[Problem to solve]
Only the lines between the line holding "Clone this chart in D3.js." and the line holding "let lengthLabelsA = [11, 21, 31]", both of those included, should be copied exactly; drop the pictures.

[Data in this exercise]
== == ==

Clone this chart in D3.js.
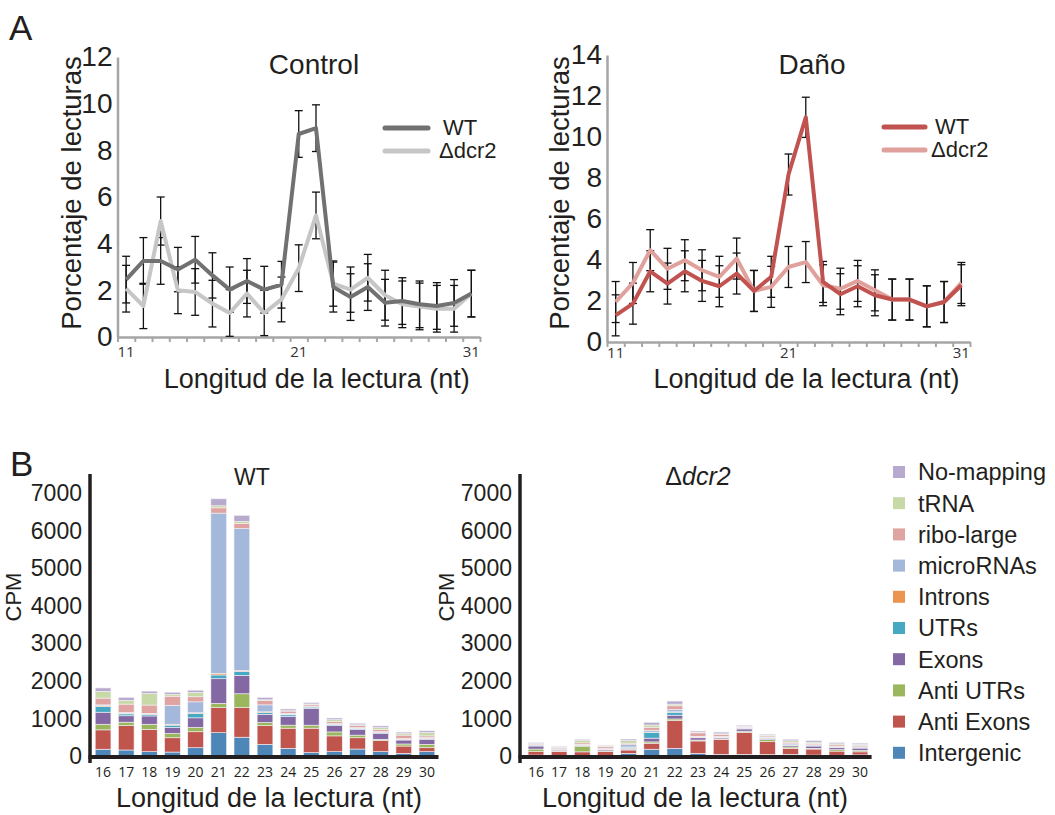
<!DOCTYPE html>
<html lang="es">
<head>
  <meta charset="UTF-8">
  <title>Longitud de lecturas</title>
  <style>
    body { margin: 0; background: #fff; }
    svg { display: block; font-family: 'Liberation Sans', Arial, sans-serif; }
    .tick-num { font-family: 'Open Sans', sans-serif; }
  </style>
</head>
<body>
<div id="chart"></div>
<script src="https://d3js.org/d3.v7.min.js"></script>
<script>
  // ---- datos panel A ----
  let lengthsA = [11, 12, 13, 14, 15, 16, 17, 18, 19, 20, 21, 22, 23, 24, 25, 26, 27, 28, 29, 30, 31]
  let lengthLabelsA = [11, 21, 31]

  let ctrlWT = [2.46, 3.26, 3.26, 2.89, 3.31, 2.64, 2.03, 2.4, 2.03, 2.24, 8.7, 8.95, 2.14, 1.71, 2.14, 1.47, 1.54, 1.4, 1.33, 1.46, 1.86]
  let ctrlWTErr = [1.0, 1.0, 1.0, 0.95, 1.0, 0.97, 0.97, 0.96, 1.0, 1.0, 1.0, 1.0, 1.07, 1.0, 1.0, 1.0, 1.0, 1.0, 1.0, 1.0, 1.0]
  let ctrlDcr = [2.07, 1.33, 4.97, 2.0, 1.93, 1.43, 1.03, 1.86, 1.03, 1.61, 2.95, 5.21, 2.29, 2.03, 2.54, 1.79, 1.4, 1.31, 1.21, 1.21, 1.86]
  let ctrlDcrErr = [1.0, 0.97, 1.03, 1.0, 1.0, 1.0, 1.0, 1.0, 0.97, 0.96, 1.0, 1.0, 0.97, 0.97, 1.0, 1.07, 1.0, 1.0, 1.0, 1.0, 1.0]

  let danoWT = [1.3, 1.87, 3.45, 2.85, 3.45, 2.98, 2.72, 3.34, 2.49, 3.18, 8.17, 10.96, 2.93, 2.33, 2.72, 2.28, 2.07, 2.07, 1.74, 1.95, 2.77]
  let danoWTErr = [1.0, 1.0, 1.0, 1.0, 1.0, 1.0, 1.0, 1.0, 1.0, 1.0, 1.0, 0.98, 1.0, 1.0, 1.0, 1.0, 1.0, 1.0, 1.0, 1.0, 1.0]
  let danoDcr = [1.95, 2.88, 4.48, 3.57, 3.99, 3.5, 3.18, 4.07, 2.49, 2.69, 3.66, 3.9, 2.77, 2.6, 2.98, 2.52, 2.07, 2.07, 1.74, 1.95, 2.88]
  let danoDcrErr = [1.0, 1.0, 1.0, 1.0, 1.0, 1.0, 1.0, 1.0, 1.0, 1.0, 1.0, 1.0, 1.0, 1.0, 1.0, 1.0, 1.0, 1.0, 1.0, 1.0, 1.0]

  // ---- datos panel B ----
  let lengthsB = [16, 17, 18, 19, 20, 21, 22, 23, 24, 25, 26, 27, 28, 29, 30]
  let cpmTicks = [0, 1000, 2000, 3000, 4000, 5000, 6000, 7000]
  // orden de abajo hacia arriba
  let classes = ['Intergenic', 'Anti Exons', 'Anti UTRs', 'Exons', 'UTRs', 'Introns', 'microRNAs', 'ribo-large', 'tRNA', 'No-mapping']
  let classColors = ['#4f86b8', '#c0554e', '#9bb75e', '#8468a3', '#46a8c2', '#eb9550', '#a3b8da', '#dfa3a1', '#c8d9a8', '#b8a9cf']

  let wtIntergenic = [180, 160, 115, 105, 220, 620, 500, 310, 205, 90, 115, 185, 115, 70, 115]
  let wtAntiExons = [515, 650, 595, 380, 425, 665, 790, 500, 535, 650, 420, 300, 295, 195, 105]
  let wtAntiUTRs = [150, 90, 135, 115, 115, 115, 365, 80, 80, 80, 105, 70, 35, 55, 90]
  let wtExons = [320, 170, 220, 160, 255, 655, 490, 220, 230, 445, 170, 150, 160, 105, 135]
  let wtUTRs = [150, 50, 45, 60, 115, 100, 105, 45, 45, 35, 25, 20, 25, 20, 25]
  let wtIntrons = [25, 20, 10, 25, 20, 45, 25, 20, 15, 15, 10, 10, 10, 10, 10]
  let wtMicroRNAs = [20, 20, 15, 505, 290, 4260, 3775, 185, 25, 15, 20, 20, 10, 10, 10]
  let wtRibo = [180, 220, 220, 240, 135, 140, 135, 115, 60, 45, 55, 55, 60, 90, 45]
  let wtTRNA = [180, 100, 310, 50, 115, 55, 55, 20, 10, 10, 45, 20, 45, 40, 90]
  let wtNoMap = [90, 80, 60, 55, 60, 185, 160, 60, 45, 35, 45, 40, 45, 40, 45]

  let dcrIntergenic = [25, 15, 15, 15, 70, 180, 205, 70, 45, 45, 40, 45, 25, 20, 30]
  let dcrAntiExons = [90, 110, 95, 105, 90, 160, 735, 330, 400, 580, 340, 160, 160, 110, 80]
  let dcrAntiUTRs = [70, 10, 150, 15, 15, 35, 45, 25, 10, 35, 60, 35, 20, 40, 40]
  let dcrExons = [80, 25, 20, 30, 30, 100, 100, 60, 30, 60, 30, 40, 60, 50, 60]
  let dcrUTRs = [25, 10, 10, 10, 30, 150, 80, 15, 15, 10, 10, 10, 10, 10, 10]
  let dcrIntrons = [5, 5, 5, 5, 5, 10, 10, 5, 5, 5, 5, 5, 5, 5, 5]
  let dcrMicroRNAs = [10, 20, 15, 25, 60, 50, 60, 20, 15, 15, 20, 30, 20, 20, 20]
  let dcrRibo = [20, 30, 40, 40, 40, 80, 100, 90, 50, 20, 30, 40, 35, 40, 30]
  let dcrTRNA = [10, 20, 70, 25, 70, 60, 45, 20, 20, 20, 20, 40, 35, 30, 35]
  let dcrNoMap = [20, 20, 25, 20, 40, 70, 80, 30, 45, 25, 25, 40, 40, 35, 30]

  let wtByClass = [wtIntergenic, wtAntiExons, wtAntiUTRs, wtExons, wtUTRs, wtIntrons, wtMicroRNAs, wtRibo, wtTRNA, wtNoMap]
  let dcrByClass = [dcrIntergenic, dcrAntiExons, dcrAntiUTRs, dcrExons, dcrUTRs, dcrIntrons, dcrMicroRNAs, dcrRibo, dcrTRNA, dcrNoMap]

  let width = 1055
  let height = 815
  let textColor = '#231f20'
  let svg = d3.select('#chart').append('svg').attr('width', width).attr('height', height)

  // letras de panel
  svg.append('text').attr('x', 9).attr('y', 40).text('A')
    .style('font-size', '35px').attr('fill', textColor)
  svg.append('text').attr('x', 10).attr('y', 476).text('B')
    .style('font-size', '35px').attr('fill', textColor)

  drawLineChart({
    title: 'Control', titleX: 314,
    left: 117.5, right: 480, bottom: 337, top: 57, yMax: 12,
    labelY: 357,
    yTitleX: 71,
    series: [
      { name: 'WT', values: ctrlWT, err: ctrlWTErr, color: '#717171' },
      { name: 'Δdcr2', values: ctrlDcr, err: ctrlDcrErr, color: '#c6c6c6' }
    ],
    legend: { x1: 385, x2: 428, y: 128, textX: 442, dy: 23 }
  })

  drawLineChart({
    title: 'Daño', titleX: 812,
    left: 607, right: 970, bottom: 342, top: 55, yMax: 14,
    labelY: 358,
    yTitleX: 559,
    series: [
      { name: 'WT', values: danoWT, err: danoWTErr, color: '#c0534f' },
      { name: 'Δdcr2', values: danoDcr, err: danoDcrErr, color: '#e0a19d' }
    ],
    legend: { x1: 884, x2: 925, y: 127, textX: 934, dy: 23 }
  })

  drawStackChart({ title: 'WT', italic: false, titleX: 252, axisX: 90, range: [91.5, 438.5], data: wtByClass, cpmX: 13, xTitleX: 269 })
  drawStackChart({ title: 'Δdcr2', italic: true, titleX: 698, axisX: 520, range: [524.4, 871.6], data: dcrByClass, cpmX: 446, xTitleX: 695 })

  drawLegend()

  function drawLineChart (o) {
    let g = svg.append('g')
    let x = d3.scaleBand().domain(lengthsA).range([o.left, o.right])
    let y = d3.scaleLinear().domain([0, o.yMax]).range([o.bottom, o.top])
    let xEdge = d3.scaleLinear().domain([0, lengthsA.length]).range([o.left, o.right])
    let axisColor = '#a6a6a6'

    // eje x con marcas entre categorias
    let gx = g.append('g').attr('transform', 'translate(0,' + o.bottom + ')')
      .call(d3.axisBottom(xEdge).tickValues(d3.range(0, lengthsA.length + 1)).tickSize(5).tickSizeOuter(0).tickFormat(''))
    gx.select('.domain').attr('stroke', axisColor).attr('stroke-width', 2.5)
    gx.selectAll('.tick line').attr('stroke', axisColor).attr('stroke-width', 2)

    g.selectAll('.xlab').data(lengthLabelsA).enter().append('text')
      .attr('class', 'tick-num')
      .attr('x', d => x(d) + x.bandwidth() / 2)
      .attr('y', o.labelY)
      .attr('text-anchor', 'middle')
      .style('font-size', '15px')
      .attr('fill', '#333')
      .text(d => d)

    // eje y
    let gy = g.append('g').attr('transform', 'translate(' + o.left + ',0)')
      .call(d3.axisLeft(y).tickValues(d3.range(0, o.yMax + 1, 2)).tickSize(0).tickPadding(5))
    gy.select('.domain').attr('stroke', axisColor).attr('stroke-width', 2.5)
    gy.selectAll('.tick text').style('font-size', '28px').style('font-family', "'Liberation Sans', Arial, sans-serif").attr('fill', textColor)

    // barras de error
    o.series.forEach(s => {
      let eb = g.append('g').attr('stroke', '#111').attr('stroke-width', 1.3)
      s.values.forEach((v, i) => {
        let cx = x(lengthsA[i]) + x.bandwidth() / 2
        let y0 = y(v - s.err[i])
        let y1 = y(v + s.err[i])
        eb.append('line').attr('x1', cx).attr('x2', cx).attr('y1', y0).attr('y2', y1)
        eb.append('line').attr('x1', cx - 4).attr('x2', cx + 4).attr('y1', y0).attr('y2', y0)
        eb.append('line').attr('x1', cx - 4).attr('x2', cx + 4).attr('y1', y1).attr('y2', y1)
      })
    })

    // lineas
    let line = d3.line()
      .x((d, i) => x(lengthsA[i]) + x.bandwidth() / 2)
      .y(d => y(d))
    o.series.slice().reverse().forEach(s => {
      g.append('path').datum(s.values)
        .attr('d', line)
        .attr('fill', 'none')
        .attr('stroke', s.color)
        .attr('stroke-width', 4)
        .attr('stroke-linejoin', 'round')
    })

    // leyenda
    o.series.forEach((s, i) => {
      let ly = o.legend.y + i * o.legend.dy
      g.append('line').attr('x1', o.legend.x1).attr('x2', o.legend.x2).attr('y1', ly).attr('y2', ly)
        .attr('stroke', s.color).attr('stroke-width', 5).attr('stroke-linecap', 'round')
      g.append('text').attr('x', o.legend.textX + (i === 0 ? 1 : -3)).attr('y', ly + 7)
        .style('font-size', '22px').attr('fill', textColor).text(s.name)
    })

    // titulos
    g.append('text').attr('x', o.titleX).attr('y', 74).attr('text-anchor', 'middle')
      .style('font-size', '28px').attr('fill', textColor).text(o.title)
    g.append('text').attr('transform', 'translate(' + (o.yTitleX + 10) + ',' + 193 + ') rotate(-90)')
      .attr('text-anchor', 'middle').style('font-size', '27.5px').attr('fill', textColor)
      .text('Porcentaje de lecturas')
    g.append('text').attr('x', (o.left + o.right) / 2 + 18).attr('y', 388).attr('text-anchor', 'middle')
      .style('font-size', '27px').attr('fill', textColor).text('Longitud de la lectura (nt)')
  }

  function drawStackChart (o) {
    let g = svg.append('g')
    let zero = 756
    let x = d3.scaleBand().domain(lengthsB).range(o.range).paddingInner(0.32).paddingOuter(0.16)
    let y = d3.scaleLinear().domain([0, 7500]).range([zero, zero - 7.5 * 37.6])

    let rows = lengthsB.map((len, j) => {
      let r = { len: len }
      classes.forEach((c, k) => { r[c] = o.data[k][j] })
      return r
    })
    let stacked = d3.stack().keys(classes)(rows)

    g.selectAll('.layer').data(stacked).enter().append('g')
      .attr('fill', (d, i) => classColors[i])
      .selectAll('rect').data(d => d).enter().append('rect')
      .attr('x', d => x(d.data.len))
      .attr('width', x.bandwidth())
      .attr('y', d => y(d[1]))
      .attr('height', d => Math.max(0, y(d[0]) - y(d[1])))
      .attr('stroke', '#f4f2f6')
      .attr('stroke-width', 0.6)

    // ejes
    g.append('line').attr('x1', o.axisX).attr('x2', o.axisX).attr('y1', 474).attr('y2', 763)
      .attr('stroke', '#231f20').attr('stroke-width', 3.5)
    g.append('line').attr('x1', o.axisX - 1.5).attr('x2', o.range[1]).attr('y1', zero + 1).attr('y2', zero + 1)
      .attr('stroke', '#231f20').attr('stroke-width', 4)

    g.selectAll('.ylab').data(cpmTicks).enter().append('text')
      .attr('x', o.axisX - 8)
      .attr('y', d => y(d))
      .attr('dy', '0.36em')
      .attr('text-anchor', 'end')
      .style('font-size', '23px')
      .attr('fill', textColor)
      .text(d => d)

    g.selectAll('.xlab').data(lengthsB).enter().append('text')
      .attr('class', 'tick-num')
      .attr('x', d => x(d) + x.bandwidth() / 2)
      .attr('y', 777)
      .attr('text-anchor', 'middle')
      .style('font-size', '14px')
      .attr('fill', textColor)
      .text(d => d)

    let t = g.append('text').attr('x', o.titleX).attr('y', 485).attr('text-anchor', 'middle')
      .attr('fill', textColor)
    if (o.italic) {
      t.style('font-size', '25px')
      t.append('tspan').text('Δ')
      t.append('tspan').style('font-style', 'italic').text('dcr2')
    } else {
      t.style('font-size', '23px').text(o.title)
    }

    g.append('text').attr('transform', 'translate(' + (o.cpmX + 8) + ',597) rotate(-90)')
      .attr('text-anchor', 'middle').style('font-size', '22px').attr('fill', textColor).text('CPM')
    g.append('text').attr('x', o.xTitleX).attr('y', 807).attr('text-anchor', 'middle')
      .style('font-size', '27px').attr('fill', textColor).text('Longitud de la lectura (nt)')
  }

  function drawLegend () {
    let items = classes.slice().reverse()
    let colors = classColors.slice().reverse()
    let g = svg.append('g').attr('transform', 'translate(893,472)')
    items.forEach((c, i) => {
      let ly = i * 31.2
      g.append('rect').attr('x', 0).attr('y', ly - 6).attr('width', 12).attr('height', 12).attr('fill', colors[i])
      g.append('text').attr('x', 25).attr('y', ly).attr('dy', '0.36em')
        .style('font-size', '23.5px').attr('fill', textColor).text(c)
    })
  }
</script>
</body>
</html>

== == ==

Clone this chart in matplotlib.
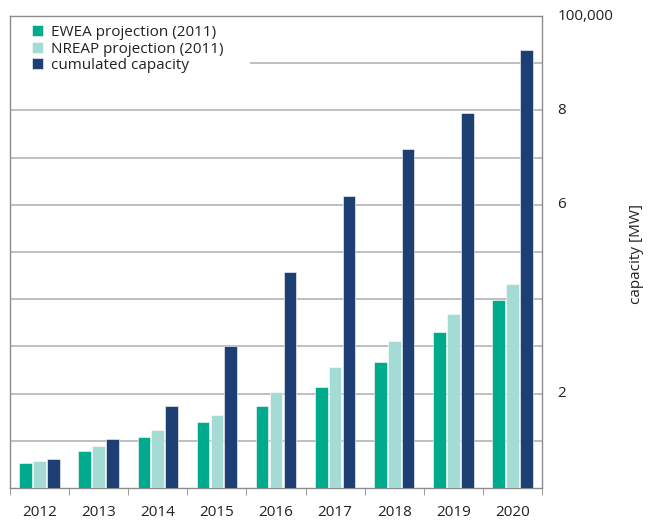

== == ==

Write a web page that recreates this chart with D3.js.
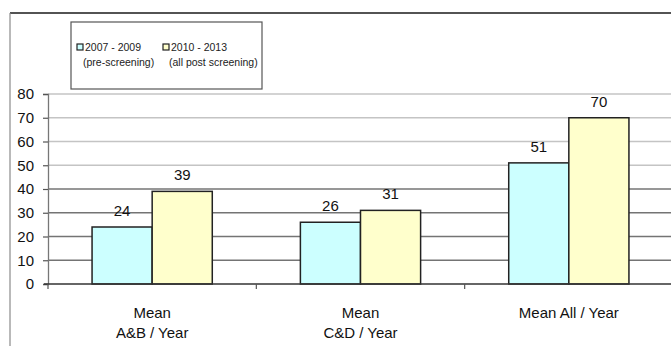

== == ==

[Full output]
Clone this chart in D3.js.
<!DOCTYPE html>
<html lang="es">
<head>
  <meta charset="UTF-8">
  <title>Longitud de lecturas</title>
  <style>
    body { margin: 0; background: #fff; }
    svg { display: block; font-family: 'Liberation Sans', Arial, sans-serif; }
    .tick-num { font-family: 'Open Sans', sans-serif; }
  </style>
</head>
<body>
<div id="chart"></div>
<script src="https://d3js.org/d3.v7.min.js"></script>
<script>
  // ---- datos panel A ----
  let lengthsA = [11, 12, 13, 14, 15, 16, 17, 18, 19, 20, 21, 22, 23, 24, 25, 26, 27, 28, 29, 30, 31]
  let lengthLabelsA = [11, 21, 31]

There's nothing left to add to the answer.